» GIVEN PROBLEM
The lines to extract run from the start of the records through the line with "const yTicks = [0, 0.2, 0.4, 0.6, 0.8, 1, 1.2, 1.4];", both ends included; drop the pictures.

★ ★ ★ ★ ★ ★ ★

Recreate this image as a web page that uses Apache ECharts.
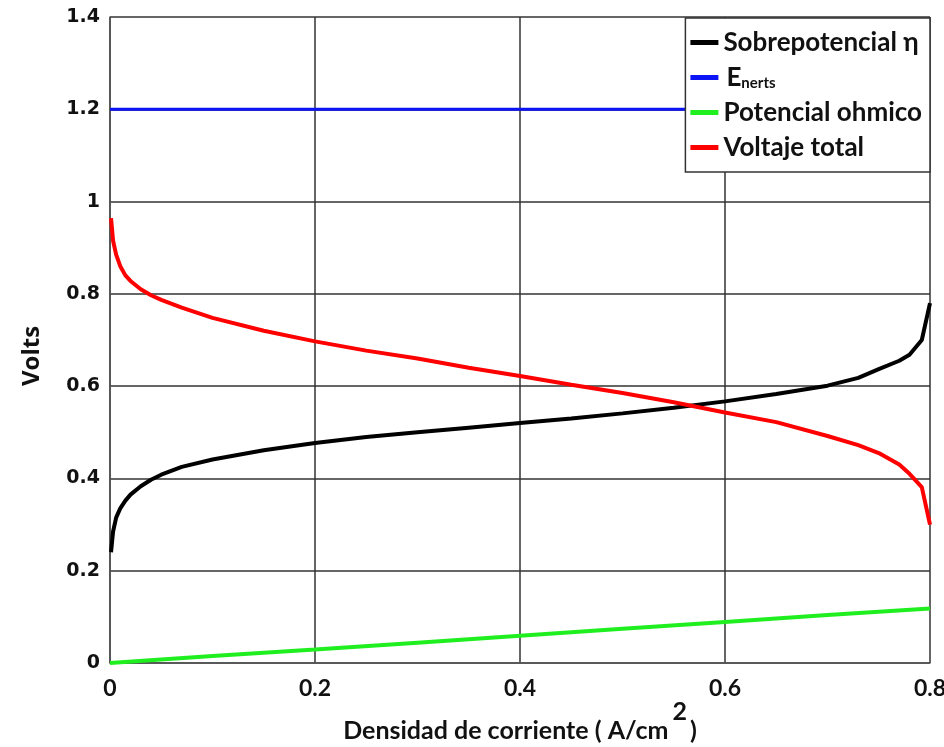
<!DOCTYPE html>
<html>
<head>
<meta charset="utf-8">
<script src="https://cdn.jsdelivr.net/npm/echarts@6/dist/echarts.min.js"></script>
<style>html,body{margin:0;padding:0;background:#fff;}#c{width:944px;height:747px;}</style>
</head>
<body>
<div id="c"></div>
<script>
// ---- data ----
const xTicks = [0, 0.2, 0.4, 0.6, 0.8];
const yTicks = [0, 0.2, 0.4, 0.6, 0.8, 1, 1.2, 1.4];

const curveX = [0.001,0.003,0.006,0.01,0.015,0.02,0.03,0.04,0.05,0.07,0.1,0.15,0.2,0.25,0.3,0.35,0.4,0.45,0.5,0.55,0.6,0.65,0.7,0.73,0.75,0.77,0.78,0.792,0.8];
const sobrepotencial = [0.24,0.285,0.315,0.335,0.352,0.365,0.383,0.397,0.408,0.425,0.441,0.461,0.477,0.49,0.5,0.51,0.52,0.53,0.541,0.553,0.567,0.583,0.601,0.618,0.637,0.655,0.668,0.70,0.78];
const voltajeTotal = [0.964,0.915,0.885,0.86,0.84,0.828,0.81,0.797,0.787,0.77,0.748,0.72,0.697,0.677,0.66,0.64,0.622,0.603,0.585,0.565,0.543,0.522,0.492,0.472,0.455,0.43,0.41,0.381,0.30];

const enertsX = [0, 0.8];
const enerts = [1.2, 1.2];

const ohmX = [0, 0.1, 0.2, 0.3, 0.4, 0.5, 0.6, 0.7, 0.8];
const ohmico = [0, 0.015, 0.029, 0.044, 0.059, 0.074, 0.089, 0.104, 0.118];

const names = ['Sobrepotencial η', 'Enerts', 'Potencial ohmico', 'Voltaje total'];

function pairs(xs, ys) { return xs.map((x, i) => [x, ys[i]]); }

const chart = echarts.init(document.getElementById('c'), null, {renderer: 'canvas'});
const lato = '"Lato", sans-serif';

chart.setOption({
  animation: false,
  backgroundColor: '#fff',
  grid: {left: 110, right: 14, top: 17, bottom: 84, containLabel: false, outerBoundsMode: 'none'},
  xAxis: {
    type: 'value', min: 0, max: 0.8, interval: 0.2,
    axisLine: {show: true, lineStyle: {color: '#555', width: 1.5}},
    axisTick: {show: false},
    splitLine: {show: true, lineStyle: {color: '#333', width: 1.5}},
    axisLabel: {
      margin: 14, color: '#111', fontFamily: lato, fontWeight: 'bold', fontSize: 23,
      formatter: v => String(Math.round(v * 10) / 10)
    },
    name: '{a|Densidad de corriente ( A/cm}{s|2}{a|)}',
    nameLocation: 'middle', nameGap: 36, nameMoveOverlap: false,
    nameTextStyle: {
      rich: {
        a: {fontFamily: lato, fontWeight: 'bold', fontSize: 25, color: '#111', lineHeight: 44, verticalAlign: 'bottom'},
        s: {fontFamily: lato, fontWeight: 'bold', fontSize: 25, color: '#111', lineHeight: 44, verticalAlign: 'top', padding: [0, 3, 0, 4]}
      }
    }
  },
  yAxis: {
    type: 'value', min: 0, max: 1.4, interval: 0.2,
    axisLine: {show: true, lineStyle: {color: '#555', width: 1.5}},
    axisTick: {show: false},
    splitLine: {show: true, lineStyle: {color: '#333', width: 1.5}},
    axisLabel: {
      margin: 10, color: '#111', fontFamily: '"DejaVu Sans", sans-serif', fontWeight: 'bold', fontSize: 19,
      formatter: v => String(Math.round(v * 10) / 10)
    }
  },
  graphic: [{
    type: 'text', x: 32, y: 356, rotation: Math.PI / 2,
    style: {text: 'Volts', fontFamily: '"Open Sans", sans-serif', fontWeight: 'bold', fontSize: 24, fill: '#111', align: 'center', verticalAlign: 'middle'}
  }],
  legend: {
    data: names,
    orient: 'vertical', right: 14, top: 18,
    backgroundColor: '#fff', borderColor: '#333', borderWidth: 1.5, borderRadius: 0,
    padding: [11, 8, 11, 5], itemGap: 8,
    itemWidth: 28, itemHeight: 5, icon: 'rect',
    textStyle: {
      fontFamily: lato, fontWeight: 'bold', fontSize: 26, color: '#111', lineHeight: 27,
      rich: {
        e: {fontFamily: lato, fontWeight: 'bold', fontSize: 26, color: '#111', padding: [0, 0, 0, 3]},
        s: {fontFamily: lato, fontWeight: 'bold', fontSize: 15, color: '#111', verticalAlign: 'bottom', padding: [9, 0, 0, 0]}
      }
    },
    formatter: n => n === 'Enerts' ? '{e|E}{s|nerts}' : n
  },
  series: [
    {name: names[0], type: 'line', data: pairs(curveX, sobrepotencial), showSymbol: false, lineStyle: {color: '#000', width: 4}, itemStyle: {color: '#000'}, z: 3},
    {name: names[1], type: 'line', data: pairs(enertsX, enerts), showSymbol: false, lineStyle: {color: '#0a14f5', width: 3}, itemStyle: {color: '#0a14f5'}, z: 3},
    {name: names[2], type: 'line', data: pairs(ohmX, ohmico), showSymbol: false, lineStyle: {color: '#1fee1f', width: 4}, itemStyle: {color: '#1fee1f'}, z: 3},
    {name: names[3], type: 'line', data: pairs(curveX, voltajeTotal), showSymbol: false, lineStyle: {color: '#ff0000', width: 4}, itemStyle: {color: '#ff0000'}, z: 3}
  ]
});
</script>
</body>
</html>
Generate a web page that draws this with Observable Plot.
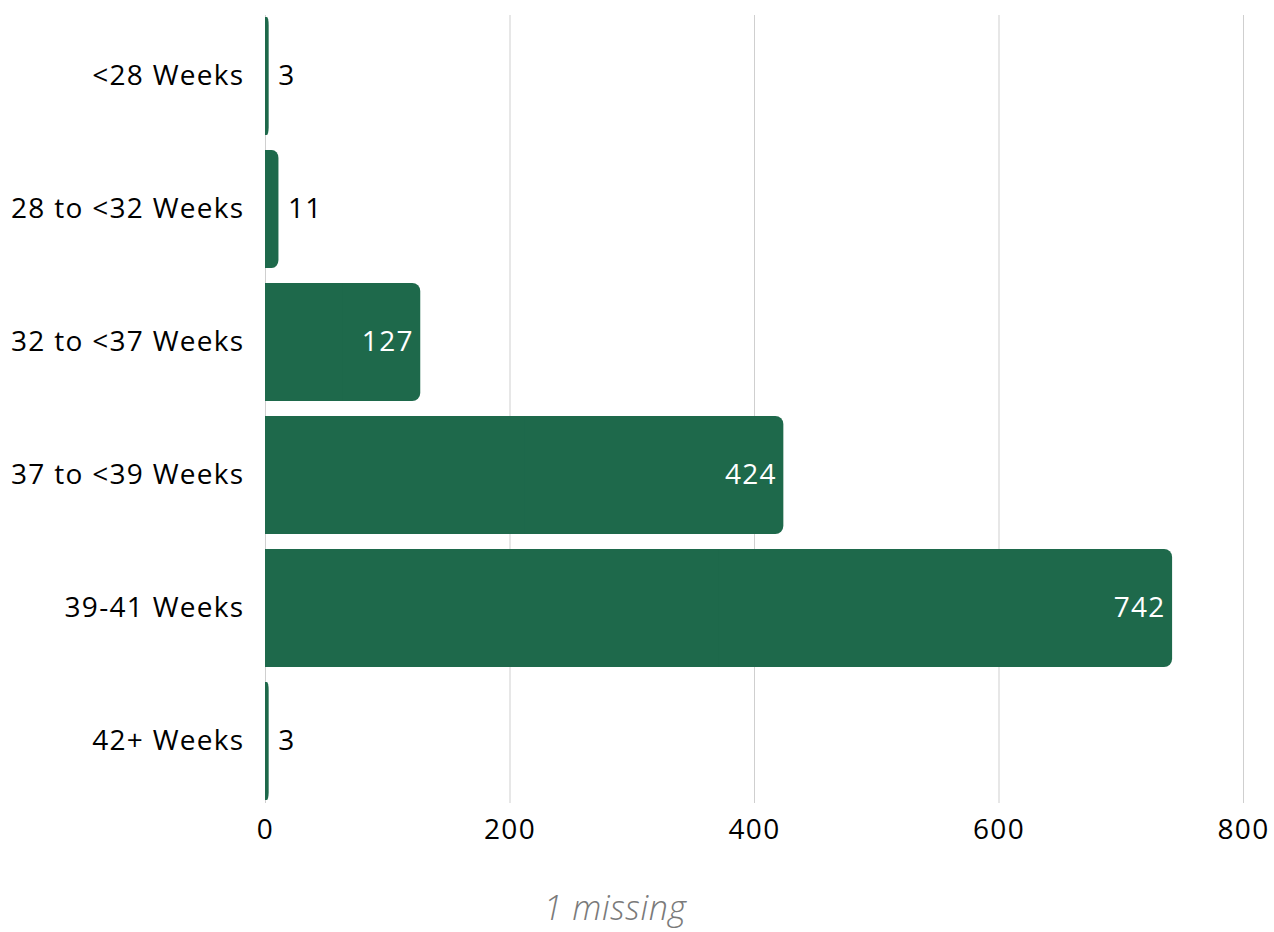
<!DOCTYPE html>
<html>
<head>
<meta charset="utf-8">
<script src="https://cdn.jsdelivr.net/npm/d3@7"></script>
<script src="https://cdn.jsdelivr.net/npm/@observablehq/plot@0.6"></script>
<style>
  html, body { margin: 0; padding: 0; background: #fff; }
  #wrap { position: relative; width: 1274px; height: 932px; overflow: hidden; }
  #chart svg text { letter-spacing: 1.3px; }
  #caption { position: absolute; top: 887px; left: 615px; transform: translateX(-50%);
    font-family: "Open Sans", sans-serif; font-style: italic; font-weight: 300; font-size: 34px; letter-spacing: 0.6px; color: #7a7a7a; white-space: nowrap; line-height: 1.2; }
</style>
</head>
<body>
<div id="wrap">
  <div id="chart"></div>
  <div id="caption">1 missing</div>
</div>
<script>
const categories = ["<28 Weeks", "28 to <32 Weeks", "32 to <37 Weeks", "37 to <39 Weeks", "39-41 Weeks", "42+ Weeks"];
const counts = [3, 11, 127, 424, 742, 3];
const xTicks = [0, 200, 400, 600, 800];

const data = categories.map((c, i) => ({category: c, value: counts[i]}));
const barColor = "#1e694b";
const font = "Open Sans, sans-serif";
const threshold = 60;

const chart = Plot.plot({
  width: 1274,
  height: 870,
  marginTop: 15,
  marginBottom: 67,
  marginLeft: 265,
  marginRight: 31,
  style: {fontFamily: font, fontSize: "28px", color: "#000", background: "#fff"},
  x: {domain: [0, 800], ticks: xTicks, tickSize: 0, tickPadding: 16, label: null, tickFormat: d => String(d)},
  y: {domain: categories, paddingInner: 0.11, paddingOuter: 0, tickSize: 0, tickPadding: 21, label: null},
  marks: [
    Plot.ruleX(xTicks, {stroke: "#cfcfcf", strokeWidth: 1}),
    Plot.barX(data, {y: "category", x: "value", fill: barColor, rx: 8}),
    Plot.barX(data, {y: "category", x1: 0, x2: d => d.value / 2, fill: barColor}),
    Plot.text(data.filter(d => d.value >= threshold), {y: "category", x: "value", text: d => String(d.value), textAnchor: "end", dx: -7, fill: "#fff", fontSize: 28}),
    Plot.text(data.filter(d => d.value < threshold), {y: "category", x: "value", text: d => String(d.value), textAnchor: "start", dx: 9, fill: "#000", fontSize: 28})
  ]
});
document.getElementById("chart").appendChild(chart);
</script>
</body>
</html>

★ ★ ★ ★ ★ ★ ★

» IN RESPONSE
Recreate this image as a web page that uses Apache ECharts.
<!DOCTYPE html>
<html>
<head>
<meta charset="utf-8">
<script src="https://cdn.jsdelivr.net/npm/echarts@6/dist/echarts.min.js"></script>
<style>html,body{margin:0;padding:0;background:#fff;}#c{width:944px;height:747px;}</style>
</head>
<body>
<div id="c"></div>
<script>
// ---- data ----
const xTicks = [0, 0.2, 0.4, 0.6, 0.8];
const yTicks = [0, 0.2, 0.4, 0.6, 0.8, 1, 1.2, 1.4];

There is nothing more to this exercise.